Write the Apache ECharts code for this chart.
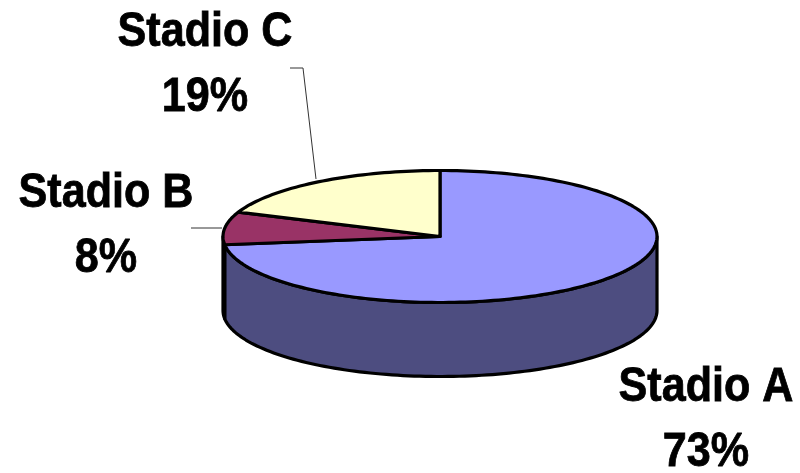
<!DOCTYPE html>
<html>
<head>
<meta charset="utf-8">
<style>html,body{margin:0;padding:0;background:#fff}#c{width:800px;height:473px}</style>
<script src="https://cdn.jsdelivr.net/npm/echarts@6/dist/echarts.min.js"></script>
</head>
<body>
<div id="c"></div>
<script>
const categories = ['Stadio A', 'Stadio B', 'Stadio C'];
const values = [73, 8, 19];

const topColors = ['#9999FF', '#993366', '#FFFFCC'];
const sideColors = ['#4D4D80', '#4D1A33', '#808066'];
const labelCentres = [[706, 420], [106, 226], [205, 65]];
const leaderLines = [null, [[191, 228], [222, 228]], [[290, 68], [303, 68], [316, 179]]];
const pie = { cx: 440, cy: 236.5, rx: 217, ry: 66, depth: 74 };

const total = values.reduce((a, b) => a + b, 0);
const startOf = i => values.slice(0, i).reduce((a, b) => a + b, 0) / total * 360;
const pt = (deg, dy) => {
  const r = deg * Math.PI / 180;
  return [pie.cx + pie.rx * Math.sin(r), pie.cy - pie.ry * Math.cos(r) + (dy || 0)];
};
const arc = (a, b, dy) => {
  const n = Math.max(2, Math.ceil(Math.abs(b - a) / 1.5));
  const out = [];
  for (let k = 0; k <= n; k++) out.push(pt(a + (b - a) * k / n, dy));
  return out;
};
const ink = { stroke: '#000', lineWidth: 3.2, lineJoin: 'round' };

function sides(params, api) {
  const i = params.dataIndex;
  const a = Math.max(startOf(i), 90);
  const b = Math.min(startOf(i) + api.value(0) / total * 360, 270);
  if (b <= a) return { type: 'group', children: [] };
  const points = arc(a, b, 0).concat(arc(b, a, pie.depth));
  return {
    type: 'polygon', shape: { points },
    style: Object.assign({ fill: sideColors[i] }, ink)
  };
}

function tops(params, api) {
  const i = params.dataIndex;
  const a = startOf(i);
  const b = a + api.value(0) / total * 360;
  const children = [{
    type: 'polygon',
    shape: { points: [[pie.cx, pie.cy]].concat(arc(a, b, 0)) },
    style: Object.assign({ fill: topColors[i] }, ink)
  }];
  if (leaderLines[i]) {
    children.push({
      type: 'polyline', shape: { points: leaderLines[i] },
      style: { fill: null, stroke: '#333', lineWidth: 1 }
    });
  }
  children.push({
    type: 'text',
    x: labelCentres[i][0], y: labelCentres[i][1],
    scaleX: 0.88,
    style: {
      text: categories[i] + '\n' + api.value(0) + '%',
      fontFamily: '"Liberation Sans", Arial, sans-serif',
      fontWeight: 'bold', fontSize: 49, lineHeight: 65,
      fill: '#000', stroke: '#000', lineWidth: 0.8,
      align: 'center', verticalAlign: 'middle'
    }
  });
  return { type: 'group', children };
}

const chart = echarts.init(document.getElementById('c'), null, { renderer: 'canvas' });
chart.setOption({
  animation: false,
  backgroundColor: '#fff',
  series: [
    { type: 'custom', coordinateSystem: 'none', silent: true, renderItem: sides, data: values, z: 1 },
    { type: 'custom', coordinateSystem: 'none', silent: true, renderItem: tops, data: values, z: 2 }
  ]
});
</script>
</body>
</html>
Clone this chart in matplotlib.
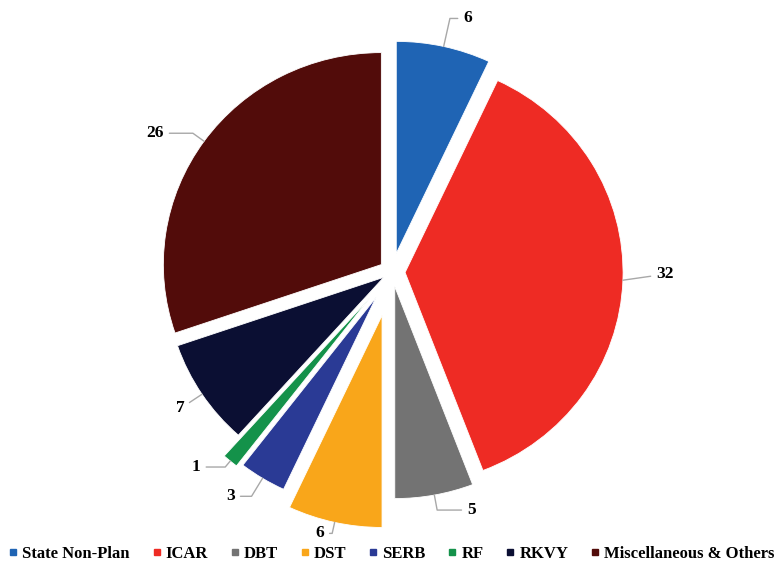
import matplotlib
matplotlib.use("Agg")
import matplotlib.pyplot as plt
import numpy as np
from matplotlib.lines import Line2D

categories = ["State Non-Plan", "ICAR", "DBT", "DST", "SERB", "RF", "RKVY",
              "Miscellaneous & Others"]
values = [6, 32, 5, 6, 3, 1, 7, 26]
colors = ["#1F64B4", "#EE2B24", "#737373", "#F9A61A", "#2A3A95", "#14924A",
          "#0B0F33", "#520C0A"]
explode = [0.09, 0.06, 0.07, 0.21, 0.14, 0.16, 0.045, 0.06]
# label text offsets (pixels) from the arc mid-point
label_offsets = [(24, 28), (42, 6), (37, -15), (-15, -11), (-32, -18),
                 (-34, -6), (-22, -14), (-49, 8)]

plt.rcParams['font.family'] = ['Liberation Serif', 'DejaVu Serif']

fig = plt.figure(figsize=(7.83, 5.74), dpi=100)
ax = fig.add_axes([0, 0, 1, 1])

wedges, _ = ax.pie(values, colors=colors, explode=explode, startangle=90,
                   counterclock=False, radius=1.0,
                   wedgeprops=dict(edgecolor="white", linewidth=0.6))
ax.set_aspect('auto')
ax.set_xlim(-392 / 218, (783 - 392) / 218)
ax.set_ylim(-302 / 212, 272 / 212)
ax.axis('off')

for w, v, off in zip(wedges, values, label_offsets):
    ang = np.deg2rad((w.theta1 + w.theta2) / 2)
    cx, cy = w.center
    px = cx + w.r * np.cos(ang)
    py = cy + w.r * np.sin(ang)
    angdeg = np.rad2deg(ang)
    if abs(np.sin(ang)) < 0.3:
        cs = "arc3,rad=0"
    else:
        cs = f"angle,angleA=0,angleB={angdeg:.1f},rad=0"
    ax.annotate(str(v), xy=(px, py), xytext=off, textcoords='offset pixels',
                ha='center', va='center', fontsize=12.5, fontweight='bold',
                color='black',
                arrowprops=dict(arrowstyle='-', color='#A8A8A8', lw=1.0,
                                shrinkA=2, shrinkB=0, connectionstyle=cs))

handles = [Line2D([0], [0], marker='s', linestyle='none', markersize=4.5,
                  markerfacecolor=c, markeredgecolor=c) for c in colors]
leg = fig.legend(handles, categories, loc='lower center', ncol=8,
                 bbox_to_anchor=(0.5, -0.005), frameon=False,
                 prop=dict(family='Liberation Serif', weight='bold', size=12),
                 handlelength=0.6, handletextpad=0.25, columnspacing=1.3)

fig.savefig("out.png", dpi=100)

□ □ □ □

• **Brief**:
Transcribe the records verbatim and omit the images.

• **Finished exercise**:
Write the Apache ECharts code for this chart.
<!DOCTYPE html>
<html>
<head>
<meta charset="utf-8">
<style>html,body{margin:0;padding:0;background:#fff}#c{width:800px;height:473px}</style>
<script src="https://cdn.jsdelivr.net/npm/echarts@6/dist/echarts.min.js"></script>
</head>
<body>
<div id="c"></div>
<script>
const categories = ['Stadio A', 'Stadio B', 'Stadio C'];
const values = [73, 8, 19];

const topColors = ['#9999FF', '#993366', '#FFFFCC'];
const sideColors = ['#4D4D80', '#4D1A33', '#808066'];
const labelCentres = [[706, 420], [106, 226], [205, 65]];
const leaderLines = [null, [[191, 228], [222, 228]], [[290, 68], [303, 68], [316, 179]]];
const pie = { cx: 440, cy: 236.5, rx: 217, ry: 66, depth: 74 };

const total = values.reduce((a, b) => a + b, 0);
const startOf = i => values.slice(0, i).reduce((a, b) => a + b, 0) / total * 360;
const pt = (deg, dy) => {
  const r = deg * Math.PI / 180;
  return [pie.cx + pie.rx * Math.sin(r), pie.cy - pie.ry * Math.cos(r) + (dy || 0)];
};
const arc = (a, b, dy) => {
  const n = Math.max(2, Math.ceil(Math.abs(b - a) / 1.5));
  const out = [];
  for (let k = 0; k <= n; k++) out.push(pt(a + (b - a) * k / n, dy));
  return out;
};
const ink = { stroke: '#000', lineWidth: 3.2, lineJoin: 'round' };

function sides(params, api) {
  const i = params.dataIndex;
  const a = Math.max(startOf(i), 90);
  const b = Math.min(startOf(i) + api.value(0) / total * 360, 270);
  if (b <= a) return { type: 'group', children: [] };
  const points = arc(a, b, 0).concat(arc(b, a, pie.depth));
  return {
    type: 'polygon', shape: { points },
    style: Object.assign({ fill: sideColors[i] }, ink)
  };
}

function tops(params, api) {
  const i = params.dataIndex;
  const a = startOf(i);
  const b = a + api.value(0) / total * 360;
  const children = [{
    type: 'polygon',
    shape: { points: [[pie.cx, pie.cy]].concat(arc(a, b, 0)) },
    style: Object.assign({ fill: topColors[i] }, ink)
  }];
  if (leaderLines[i]) {
    children.push({
      type: 'polyline', shape: { points: leaderLines[i] },
      style: { fill: null, stroke: '#333', lineWidth: 1 }
    });
  }
  children.push({
    type: 'text',
    x: labelCentres[i][0], y: labelCentres[i][1],
    scaleX: 0.88,
    style: {
      text: categories[i] + '\n' + api.value(0) + '%',
      fontFamily: '"Liberation Sans", Arial, sans-serif',
      fontWeight: 'bold', fontSize: 49, lineHeight: 65,
      fill: '#000', stroke: '#000', lineWidth: 0.8,
      align: 'center', verticalAlign: 'middle'
    }
  });
  return { type: 'group', children };
}

const chart = echarts.init(document.getElementById('c'), null, { renderer: 'canvas' });
chart.setOption({
  animation: false,
  backgroundColor: '#fff',
  series: [
    { type: 'custom', coordinateSystem: 'none', silent: true, renderItem: sides, data: values, z: 1 },
    { type: 'custom', coordinateSystem: 'none', silent: true, renderItem: tops, data: values, z: 2 }
  ]
});
</script>
</body>
</html>
Clone this chart in matplotlib.
import matplotlib
matplotlib.use("Agg")
import matplotlib.pyplot as plt
import numpy as np
from matplotlib.lines import Line2D

categories = ["State Non-Plan", "ICAR", "DBT", "DST", "SERB", "RF", "RKVY",
              "Miscellaneous & Others"]
values = [6, 32, 5, 6, 3, 1, 7, 26]
colors = ["#1F64B4", "#EE2B24", "#737373", "#F9A61A", "#2A3A95", "#14924A",
          "#0B0F33", "#520C0A"]
explode = [0.09, 0.06, 0.07, 0.21, 0.14, 0.16, 0.045, 0.06]
# label text offsets (pixels) from the arc mid-point
label_offsets = [(24, 28), (42, 6), (37, -15), (-15, -11), (-32, -18),
                 (-34, -6), (-22, -14), (-49, 8)]

plt.rcParams['font.family'] = ['Liberation Serif', 'DejaVu Serif']

fig = plt.figure(figsize=(7.83, 5.74), dpi=100)
ax = fig.add_axes([0, 0, 1, 1])

wedges, _ = ax.pie(values, colors=colors, explode=explode, startangle=90,
                   counterclock=False, radius=1.0,
                   wedgeprops=dict(edgecolor="white", linewidth=0.6))
ax.set_aspect('auto')
ax.set_xlim(-392 / 218, (783 - 392) / 218)
ax.set_ylim(-302 / 212, 272 / 212)
ax.axis('off')

for w, v, off in zip(wedges, values, label_offsets):
    ang = np.deg2rad((w.theta1 + w.theta2) / 2)
    cx, cy = w.center
    px = cx + w.r * np.cos(ang)
    py = cy + w.r * np.sin(ang)
    angdeg = np.rad2deg(ang)
    if abs(np.sin(ang)) < 0.3:
        cs = "arc3,rad=0"
    else:
        cs = f"angle,angleA=0,angleB={angdeg:.1f},rad=0"
    ax.annotate(str(v), xy=(px, py), xytext=off, textcoords='offset pixels',
                ha='center', va='center', fontsize=12.5, fontweight='bold',
                color='black',
                arrowprops=dict(arrowstyle='-', color='#A8A8A8', lw=1.0,
                                shrinkA=2, shrinkB=0, connectionstyle=cs))

handles = [Line2D([0], [0], marker='s', linestyle='none', markersize=4.5,
                  markerfacecolor=c, markeredgecolor=c) for c in colors]
leg = fig.legend(handles, categories, loc='lower center', ncol=8,
                 bbox_to_anchor=(0.5, -0.005), frameon=False,
                 prop=dict(family='Liberation Serif', weight='bold', size=12),
                 handlelength=0.6, handletextpad=0.25, columnspacing=1.3)

fig.savefig("out.png", dpi=100)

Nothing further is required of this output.